At the microeconomic level, firms experience declining margins during a recession. When revenue, whether from sales or investment, declines, firms look to cut their least-efficient activities. A firm might stop producing low-margin products or reduce employee compensation. It might also renegotiate with creditors to obtain temporary interest relief. Unfortunately, declining margins often force businesses to fire less productive employees.

Causes of Recession in Iran’s Economy 
Causes of reduced real growth of the country's economic activities can be generally evaluated in terms of supply-side and demand-side evolutions. As far as current recession (economic downturn) is concerned, evolutions in the demand side play a greater role as compared with the previous recessionary situations. Recording a growth of -5.8 percent in 2012, Iran's economy experienced the steepest recession since the end of Iran-Iraq War. Although, in the first half of 2013, Iran's economic growth, with a slight change, recorded a rate of -3.1 percent, negative economic growth figures have been recorded ever since. Now the important questions are: What are the main causes of the recent severe recession in Iran? And what conditions and time horizons are required to come out of this recession?

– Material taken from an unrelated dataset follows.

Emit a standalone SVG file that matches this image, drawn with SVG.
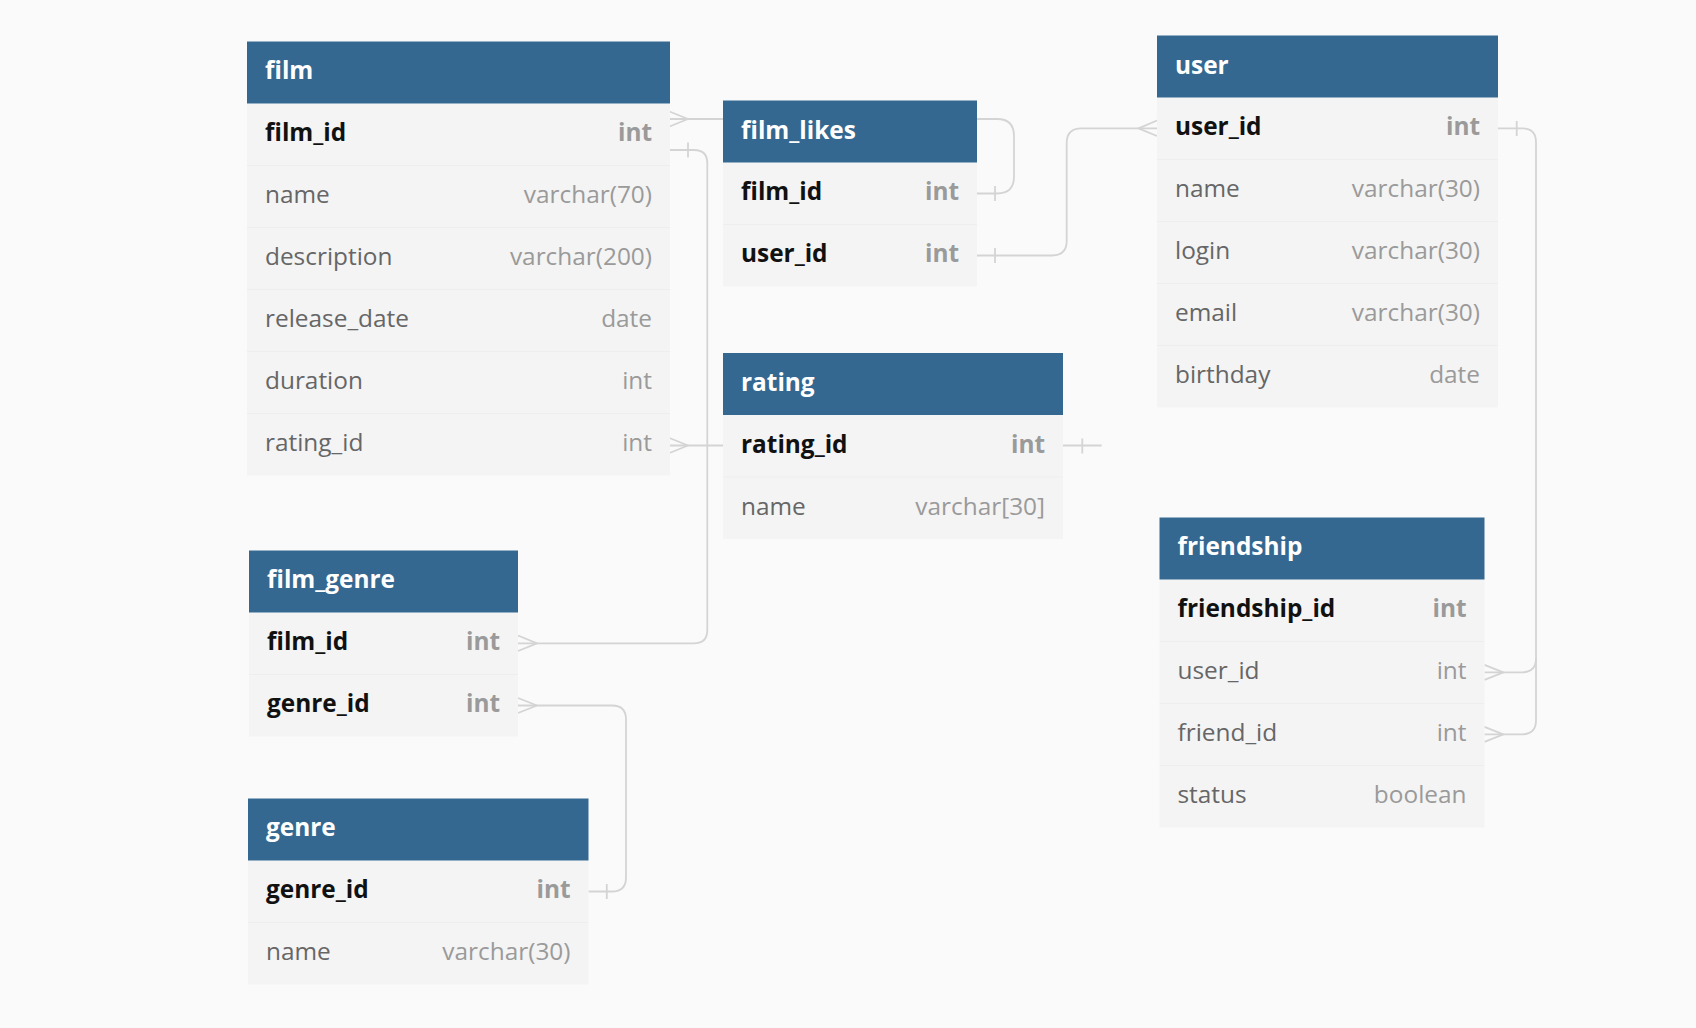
<svg xmlns="http://www.w3.org/2000/svg" width="1696" height="1028" viewBox="0 0 1696 1028">
<style>
.bg{fill:#fafafa}
.hd{fill:#346891}
.row{fill:#f4f4f4}
.sep{stroke:#eeeeee;stroke-width:1}
.ht{font-family:"Open Sans","Noto Sans",sans-serif;font-size:24.4px;font-weight:700;fill:#ffffff}
.kn{font-family:"Open Sans","Noto Sans",sans-serif;font-size:24.4px;font-weight:700;fill:#111111}
.kt{font-family:"Open Sans","Noto Sans",sans-serif;font-size:24.4px;font-weight:700;fill:#9a9a9a;text-anchor:end}
.fn{font-family:"Open Sans","Noto Sans",sans-serif;font-size:24.4px;fill:#666666}
.ft{font-family:"Open Sans","Noto Sans",sans-serif;font-size:24.4px;fill:#9a9a9a;text-anchor:end}
.ln{fill:none;stroke:#d4d4d4;stroke-width:1.8;stroke-linejoin:round}
</style>
<rect class="bg" x="0" y="0" width="1696" height="1028"/>
<g id="connectors">
  <!-- film.film_id >- film_likes.film_id -->
  <path class="ln" d="M669.5,119 H997 Q1014,119 1014,136 V176.5 Q1014,193.5 997,193.5 H977"/>
  <path class="ln" d="M669.5,111.5 L688,119 L669.5,126.5"/>
  <path class="ln" d="M995,186 V201"/>
  <!-- film.film_id -< film_genre.film_id -->
  <path class="ln" d="M669.5,150 H694 Q707.3,150 707.3,163.3 V630 Q707.3,643.3 694,643.3 H518"/>
  <path class="ln" d="M688,142.5 V157.5"/>
  <path class="ln" d="M518,635.5 L537,643.3 L518,651"/>
  <!-- film.rating_id >- rating.rating_id -->
  <path class="ln" d="M669.5,445.5 H1101.7"/>
  <path class="ln" d="M669.5,438 L688,445.5 L669.5,453"/>
  <path class="ln" d="M1082.3,438.5 V453.5"/>
  <!-- film_likes.user_id -< user.user_id -->
  <path class="ln" d="M977,255.5 H1052 Q1066.7,255.5 1066.7,240.8 V143 Q1066.7,128.3 1081.4,128.3 H1157"/>
  <path class="ln" d="M995,248 V263"/>
  <path class="ln" d="M1157,120.5 L1138.5,128.3 L1157,136"/>
  <!-- film_genre.genre_id >- genre.genre_id -->
  <path class="ln" d="M518,705.5 H612 Q626,705.5 626,719.5 V877.5 Q626,891.5 612,891.5 H588.5"/>
  <path class="ln" d="M518,698 L537,705.5 L518,713"/>
  <path class="ln" d="M606.8,884 V899"/>
  <!-- user.user_id -< friendship.user_id / friend_id -->
  <path class="ln" d="M1498,128.3 H1522 Q1536,128.3 1536,142.3 V658.3 Q1536,672.3 1522,672.3 H1484.5"/>
  <path class="ln" d="M1536,658 V720.3 Q1536,734.3 1522,734.3 H1484.5"/>
  <path class="ln" d="M1516.7,121 V136"/>
  <path class="ln" d="M1484.5,664.8 L1503.3,672.3 L1484.5,679.8"/>
  <path class="ln" d="M1484.5,726.8 L1503.3,734.3 L1484.5,741.8"/>
</g>
<g id="film">
  <rect class="row" x="247" y="103.5" width="423" height="372"/>
  <line class="sep" x1="247" y1="165.5" x2="670" y2="165.5"/>
  <line class="sep" x1="247" y1="227.5" x2="670" y2="227.5"/>
  <line class="sep" x1="247" y1="289.5" x2="670" y2="289.5"/>
  <line class="sep" x1="247" y1="351.5" x2="670" y2="351.5"/>
  <line class="sep" x1="247" y1="413.5" x2="670" y2="413.5"/>
  <rect class="hd" x="247" y="41.5" width="423" height="62"/>
  <text class="ht" x="265" y="79">film</text>
  <text class="kn" x="265" y="141">film_id</text><text class="kt" x="652" y="141">int</text>
  <text class="fn" x="265" y="203">name</text><text class="ft" x="652" y="203">varchar(70)</text>
  <text class="fn" x="265" y="265">description</text><text class="ft" x="652" y="265">varchar(200)</text>
  <text class="fn" x="265" y="327">release_date</text><text class="ft" x="652" y="327">date</text>
  <text class="fn" x="265" y="389">duration</text><text class="ft" x="652" y="389">int</text>
  <text class="fn" x="265" y="451">rating_id</text><text class="ft" x="652" y="451">int</text>
</g>
<g id="film_likes">
  <rect class="row" x="723" y="162.5" width="254" height="124"/>
  <line class="sep" x1="723" y1="224.5" x2="977" y2="224.5"/>
  <rect class="hd" x="723" y="100.5" width="254" height="62"/>
  <text class="ht" x="741" y="138.5">film_likes</text>
  <text class="kn" x="741" y="200">film_id</text><text class="kt" x="959" y="200">int</text>
  <text class="kn" x="741" y="262">user_id</text><text class="kt" x="959" y="262">int</text>
</g>
<g id="user">
  <rect class="row" x="1157" y="97.5" width="341" height="310"/>
  <line class="sep" x1="1157" y1="159.5" x2="1498" y2="159.5"/>
  <line class="sep" x1="1157" y1="221.5" x2="1498" y2="221.5"/>
  <line class="sep" x1="1157" y1="283.5" x2="1498" y2="283.5"/>
  <line class="sep" x1="1157" y1="345.5" x2="1498" y2="345.5"/>
  <rect class="hd" x="1157" y="35.5" width="341" height="62"/>
  <text class="ht" x="1175" y="73.5">user</text>
  <text class="kn" x="1175" y="135">user_id</text><text class="kt" x="1480" y="135">int</text>
  <text class="fn" x="1175" y="197">name</text><text class="ft" x="1480" y="197">varchar(30)</text>
  <text class="fn" x="1175" y="259">login</text><text class="ft" x="1480" y="259">varchar(30)</text>
  <text class="fn" x="1175" y="321">email</text><text class="ft" x="1480" y="321">varchar(30)</text>
  <text class="fn" x="1175" y="383">birthday</text><text class="ft" x="1480" y="383">date</text>
</g>
<g id="rating">
  <rect class="row" x="723" y="415" width="340" height="124"/>
  <line class="sep" x1="723" y1="477" x2="1063" y2="477"/>
  <rect class="hd" x="723" y="353" width="340" height="62"/>
  <text class="ht" x="741" y="390.5">rating</text>
  <text class="kn" x="741" y="452.5">rating_id</text><text class="kt" x="1045" y="452.5">int</text>
  <text class="fn" x="741" y="514.5">name</text><text class="ft" x="1045" y="514.5">varchar[30]</text>
</g>
<g id="film_genre">
  <rect class="row" x="249" y="612.5" width="269" height="124"/>
  <line class="sep" x1="249" y1="674.5" x2="518" y2="674.5"/>
  <rect class="hd" x="249" y="550.5" width="269" height="62"/>
  <text class="ht" x="267" y="588">film_genre</text>
  <text class="kn" x="267" y="650">film_id</text><text class="kt" x="500" y="650">int</text>
  <text class="kn" x="267" y="712">genre_id</text><text class="kt" x="500" y="712">int</text>
</g>
<g id="genre">
  <rect class="row" x="248" y="860.5" width="340.5" height="124"/>
  <line class="sep" x1="248" y1="922.5" x2="588.5" y2="922.5"/>
  <rect class="hd" x="248" y="798.5" width="340.5" height="62"/>
  <text class="ht" x="266" y="836">genre</text>
  <text class="kn" x="266" y="898">genre_id</text><text class="kt" x="570.5" y="898">int</text>
  <text class="fn" x="266" y="960">name</text><text class="ft" x="570.5" y="960">varchar(30)</text>
</g>
<g id="friendship">
  <rect class="row" x="1159.5" y="579.5" width="325" height="248"/>
  <line class="sep" x1="1159.5" y1="641.5" x2="1484.5" y2="641.5"/>
  <line class="sep" x1="1159.5" y1="703.5" x2="1484.5" y2="703.5"/>
  <line class="sep" x1="1159.5" y1="765.5" x2="1484.5" y2="765.5"/>
  <rect class="hd" x="1159.5" y="517.5" width="325" height="62"/>
  <text class="ht" x="1177.5" y="555">friendship</text>
  <text class="kn" x="1177.5" y="617">friendship_id</text><text class="kt" x="1466.5" y="617">int</text>
  <text class="fn" x="1177.5" y="679">user_id</text><text class="ft" x="1466.5" y="679">int</text>
  <text class="fn" x="1177.5" y="741">friend_id</text><text class="ft" x="1466.5" y="741">int</text>
  <text class="fn" x="1177.5" y="803">status</text><text class="ft" x="1466.5" y="803">boolean</text>
</g>
</svg>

Economic sanctions, including oil embargoes, financial sanctions and sanctions imposed against Iranian companies, can be collectively cited as the most important causes of the severe recession in Iran in the recent years; and are the major contributors to the persistence of this recession. These sanctions have contributed to Iran's economic downturn (recession) in several ways, including the sharp decline in oil revenues, exchange rate jumps and the volatility thereof, dominance of a multi-rate exchange system, limitations imposed on financial and commodity exchanges with foreign countries (as a result of sanctions), increased risks and uncertainty, and decreased economic security.

Sharp Decline in Oil Revenues 
Experience has shown that the Iran's production and economic growth response to fluctuations in oil revenues is asymmetrical. In other words, reduced oil revenues leave a greater impact on production and economic growth than increased oil revenues. When oil revenues are high, the country's economy is afloat, but as soon as a substantial reduction in oil revenues occurs, the economy faces a negative shock followed by a sharp decline in economic growth. Accordingly, oil embargoes-through sharply reducing oil revenues – have had a severe recessionary impact on the Iranian economy during the last two years.

Exchange Rate Jumps and Volatility 
Although exchange rate jumps can – through increasing competitiveness of domestic producers with foreign competitors in both domestic and foreign markets – help to increase production and improve economic growth, they can also introduce severe recessionary effects by sharply increasing production costs. The important point in this regard is that the negative effects caused by rising production costs affect the economy quickly and strongly; whereas the positive effects associated with increasing competitiveness are gradual and manifested over time.

In addition to exchange rate jumps, currency volatility has had recessionary impacts by creating extensive economic uncertainties. Therefore, in the short run, exchange rate jumps and volatility have left their ultimate quick and strong recessionary impacts on the country's economy.

Imposed Limitations on Commodity and Financial Exchanges with Foreign Countries 
Oil embargo is only one aspect of the newly imposed economic sanctions on Iran. Financial sanctions imposed on Iran's banking system, especially those on Iran Central Bank, and the other sanctions imposed by a number of foreign companies have made Iran's financial and commodity exchanges with foreign countries much more difficult, time-consuming, and costly; and, at times, virtually impossible. In fact, in the current situation, quantitative restrictions in foreign trading have more destructive effects than price restrictions of exchange rate. For example, the impossibility of importing certain spare parts can cause severe problems in certain industries; an obvious example being Iran's automotive industry. Due to the broad commodity and financial transactions between Iran and foreign countries, this would naturally have a severe recessionary effect on Iran's economy.

Increased Risk, Uncertainty, and Decreased Economic Security 
One of the requirements for economic boom and growth in any country is the dominance of reliability and providing economic security for economic actors. Intensified economic sanctions and increased tensions in foreign relations through economic uncertainty, as well as weak economic security, have increased the risk of investment in production. Naturally, this situation finally left its negative effects on Iran's national production and investment potentials.